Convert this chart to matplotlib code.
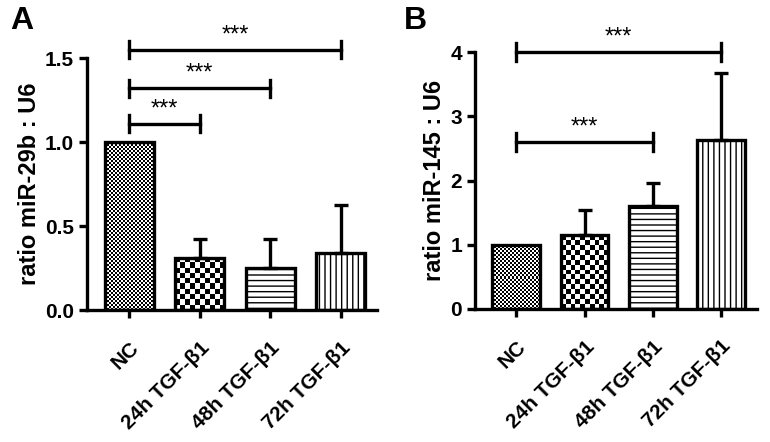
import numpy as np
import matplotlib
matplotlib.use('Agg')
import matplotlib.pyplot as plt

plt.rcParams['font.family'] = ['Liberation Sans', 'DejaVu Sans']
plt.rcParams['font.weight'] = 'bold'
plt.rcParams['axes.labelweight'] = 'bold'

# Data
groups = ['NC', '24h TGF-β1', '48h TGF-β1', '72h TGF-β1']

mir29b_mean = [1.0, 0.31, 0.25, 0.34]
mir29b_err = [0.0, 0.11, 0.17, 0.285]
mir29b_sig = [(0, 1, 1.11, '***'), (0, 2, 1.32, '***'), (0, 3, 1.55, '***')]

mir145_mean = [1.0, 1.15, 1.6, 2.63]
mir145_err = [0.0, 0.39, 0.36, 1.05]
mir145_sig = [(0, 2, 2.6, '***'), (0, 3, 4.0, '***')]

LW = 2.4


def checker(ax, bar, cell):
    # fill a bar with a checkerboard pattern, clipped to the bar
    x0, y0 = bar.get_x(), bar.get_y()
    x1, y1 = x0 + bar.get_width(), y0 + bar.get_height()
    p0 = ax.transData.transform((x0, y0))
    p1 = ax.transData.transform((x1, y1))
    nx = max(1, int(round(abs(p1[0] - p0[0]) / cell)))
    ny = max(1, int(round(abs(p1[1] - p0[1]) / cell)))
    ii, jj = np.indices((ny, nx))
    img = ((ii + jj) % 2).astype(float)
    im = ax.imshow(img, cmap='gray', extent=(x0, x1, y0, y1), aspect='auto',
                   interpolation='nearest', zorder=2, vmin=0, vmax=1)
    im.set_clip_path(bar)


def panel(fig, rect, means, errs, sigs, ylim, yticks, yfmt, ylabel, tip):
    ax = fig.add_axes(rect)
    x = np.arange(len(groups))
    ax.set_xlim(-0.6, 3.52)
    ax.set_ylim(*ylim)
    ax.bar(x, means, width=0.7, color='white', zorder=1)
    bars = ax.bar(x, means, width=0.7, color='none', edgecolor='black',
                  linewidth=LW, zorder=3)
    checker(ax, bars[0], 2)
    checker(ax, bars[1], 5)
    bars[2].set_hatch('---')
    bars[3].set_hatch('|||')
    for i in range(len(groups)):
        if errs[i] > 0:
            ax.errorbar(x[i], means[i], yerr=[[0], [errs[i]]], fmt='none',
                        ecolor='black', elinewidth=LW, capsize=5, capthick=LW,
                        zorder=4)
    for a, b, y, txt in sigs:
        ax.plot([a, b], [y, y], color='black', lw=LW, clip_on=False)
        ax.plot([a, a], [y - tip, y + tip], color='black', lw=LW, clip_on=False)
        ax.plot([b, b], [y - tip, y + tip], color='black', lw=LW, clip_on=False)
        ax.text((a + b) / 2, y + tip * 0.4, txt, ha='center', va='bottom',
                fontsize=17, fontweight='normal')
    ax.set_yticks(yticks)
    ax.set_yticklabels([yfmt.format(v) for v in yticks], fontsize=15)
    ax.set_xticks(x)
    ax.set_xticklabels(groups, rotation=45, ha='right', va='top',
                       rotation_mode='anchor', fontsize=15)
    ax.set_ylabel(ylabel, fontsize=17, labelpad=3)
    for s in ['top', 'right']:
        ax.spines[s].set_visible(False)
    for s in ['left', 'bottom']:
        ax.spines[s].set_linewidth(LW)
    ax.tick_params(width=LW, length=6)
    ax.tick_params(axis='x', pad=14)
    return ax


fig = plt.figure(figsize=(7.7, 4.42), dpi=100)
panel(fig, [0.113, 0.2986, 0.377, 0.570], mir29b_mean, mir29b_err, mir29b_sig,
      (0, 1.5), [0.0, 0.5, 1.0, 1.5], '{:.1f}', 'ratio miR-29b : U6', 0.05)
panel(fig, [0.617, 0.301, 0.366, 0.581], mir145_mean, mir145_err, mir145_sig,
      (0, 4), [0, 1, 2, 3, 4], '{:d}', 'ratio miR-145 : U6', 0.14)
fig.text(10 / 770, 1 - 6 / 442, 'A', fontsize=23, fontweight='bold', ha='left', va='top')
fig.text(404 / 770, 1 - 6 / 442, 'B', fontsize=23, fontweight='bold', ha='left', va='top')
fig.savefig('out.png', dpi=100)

▶ [TASK TO COMPLETE] Look at the listing and set down only the lines from its start through the line with "groups = ['NC', '24h", word for word and without pictures.

▶ [OUTPUT BELOW]
Convert this chart to matplotlib code.
import numpy as np
import matplotlib
matplotlib.use('Agg')
import matplotlib.pyplot as plt

plt.rcParams['font.family'] = ['Liberation Sans', 'DejaVu Sans']
plt.rcParams['font.weight'] = 'bold'
plt.rcParams['axes.labelweight'] = 'bold'

# Data
groups = ['NC', '24h TGF-β1', '48h TGF-β1', '72h TGF-β1']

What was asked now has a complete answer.